Prosecutors often like to have a fallback or a backup when they charge someone with a crime. For example, people who are facing murder charges are also charged with weapons offenses.
When prosecutors charge a Massachusetts driver with OUI, they will often file negligent driving charges against them. The driver will also need to contend with an additional set of charges. Even if the defendant is not convicted of a more serious charge, the jury may still convict the defendant of something, even if it is a lesser charge.
If you are charged with OUI and negligent driving, your primary focus should be dealing with the potential drunk driving conviction. An OUI will have a far more significant effect on your life, with mandatory penalties. The criminal record you carry from an OUI conviction will carry a greater stigma that can impact your career and other parts of your life.
Is Negligent Driving Less Serious Than an OUI Charge?
On its own, a negligent driving conviction will not send you to jail. There is a fine and a sixty-day loss of license when you are convicted of the offense in Massachusetts. While a driver’s license suspension is inconvenient, the consequences are not as severe as an OUI conviction.
You may even plead guilty in the negligent driving case and only be ordered to pay court costs, depending on the prosecutor involved and your lawyer’s ability to negotiate a deal.
If you are convicted of OUI, that will carry a more severe punishment. In many cases, the prosecutor will even drop the negligent driving charge if you plead guilty to OUI. Even if you are convicted of both offenses, your negligent driving penalty will usually run concurrently with the OUI penalties.
Can Prosecutors Charge Both OUI and Negligent Driving Offenses at the Same Time?
When a prosecutor charges both offenses simultaneously, they are trying to give themselves options. In many cases, the person pulled over for suspicion of OUI has been driving badly, causing the police officer to take notice. The prosecutor wants to win some conviction in the case.
If they cannot prove the elements of OUI, there is always the option for the jury to convict you for negligent driving. If you can cast doubt on the prosecutor’s belief that you were drunk, they may be willing to allow you to plead down to a negligent driving charge, which will carry a lower penalty.
One example is when you are driving under the influence of prescription medications. You are not intoxicated, but the prosecutor can still charge you with some offense. You may even be offered a Continuance Without a Finding, which will not count as a conviction and may not result in probation.
Penalties for OUI in Massachusetts
In contrast, an OUI can carry the following stiffer penalties:
- Prison time up to 2 ½ years
- A fine of up to $5,000
- License suspension of up to one year
- Inability to apply for a hardship license for three months
The penalties can escalate on a subsequent offense or if there are aggravating factors. Accordingly, you should be far more worried about the OUI charges.

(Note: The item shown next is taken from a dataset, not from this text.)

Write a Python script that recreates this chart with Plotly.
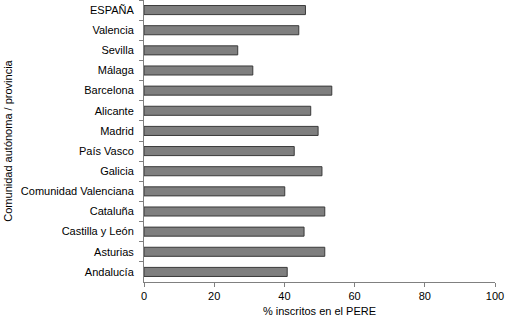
import plotly.graph_objects as go

categories = ["ESPAÑA", "Valencia", "Sevilla", "Málaga", "Barcelona", "Alicante", "Madrid",
              "País Vasco", "Galicia", "Comunidad Valenciana", "Cataluña", "Castilla y León",
              "Asturias", "Andalucía"]
values = [46.0, 44.1, 26.7, 31.0, 53.5, 47.5, 49.6, 42.8, 50.7, 40.1, 51.5, 45.6, 51.5, 40.8]
x_ticks = [0, 20, 40, 60, 80, 100]

fig = go.Figure(go.Bar(
    y=categories, x=values, orientation="h",
    marker=dict(color="#7f7f7f", line=dict(color="#3a3a3a", width=1)),
    width=0.45,
))

font = dict(family="Liberation Sans, Arial, sans-serif", size=11, color="#000000")
fig.update_layout(
    width=507, height=318,
    margin=dict(l=144, r=12, t=0, b=36),
    paper_bgcolor="white", plot_bgcolor="white",
    font=font, showlegend=False,
    xaxis=dict(range=[0, 100], tickvals=x_ticks, showgrid=False, zeroline=False,
               showline=True, linecolor="#808080", linewidth=1,
               ticks="outside", ticklen=4, tickcolor="#808080",
               title=dict(text="% inscritos en el PERE", font=font, standoff=6)),
    yaxis=dict(categoryorder="array", categoryarray=categories, autorange="reversed",
               showgrid=False, zeroline=False, showline=True, linecolor="#808080", linewidth=1,
               ticks="outside", ticklen=4, tickcolor="#808080", tickson="boundaries",
               ticklabelstandoff=7,
               title=dict(text="Comunidad autónoma / provincia", font=font, standoff=6)),
)
fig.write_html("out.html", config={"displayModeBar": False},
               post_script="document.body.style.margin='0';document.body.style.overflow='hidden';")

Call a New Bedford OUI Defense Lawyer Today
If you have been charged with OUI, you cannot afford to take any chances. The consequences are too great to leave anything to chance. You should hire an experienced attorney who can help you understand your legal options and navigate the criminal justice system.
Call the attorneys at McCormack Law P.C. today at (508) 252-8542 or message us online to schedule your free initial consultation.
Negligent Driving and OUI FAQs
Can I lose my license for a negligent driving conviction?
There is a possibility that you can lose your license for up to 60 days at the discretion of the judge.
Can an attorney negotiate with the prosecutor on a negligent driving charge?
Yes. A range of outcomes are up for discussion as part of a plea bargain.
Can I handle my own OUI case?
There is no legal requirement for a lawyer, but you are facing criminal charges and need to protect your legal rights accordingly.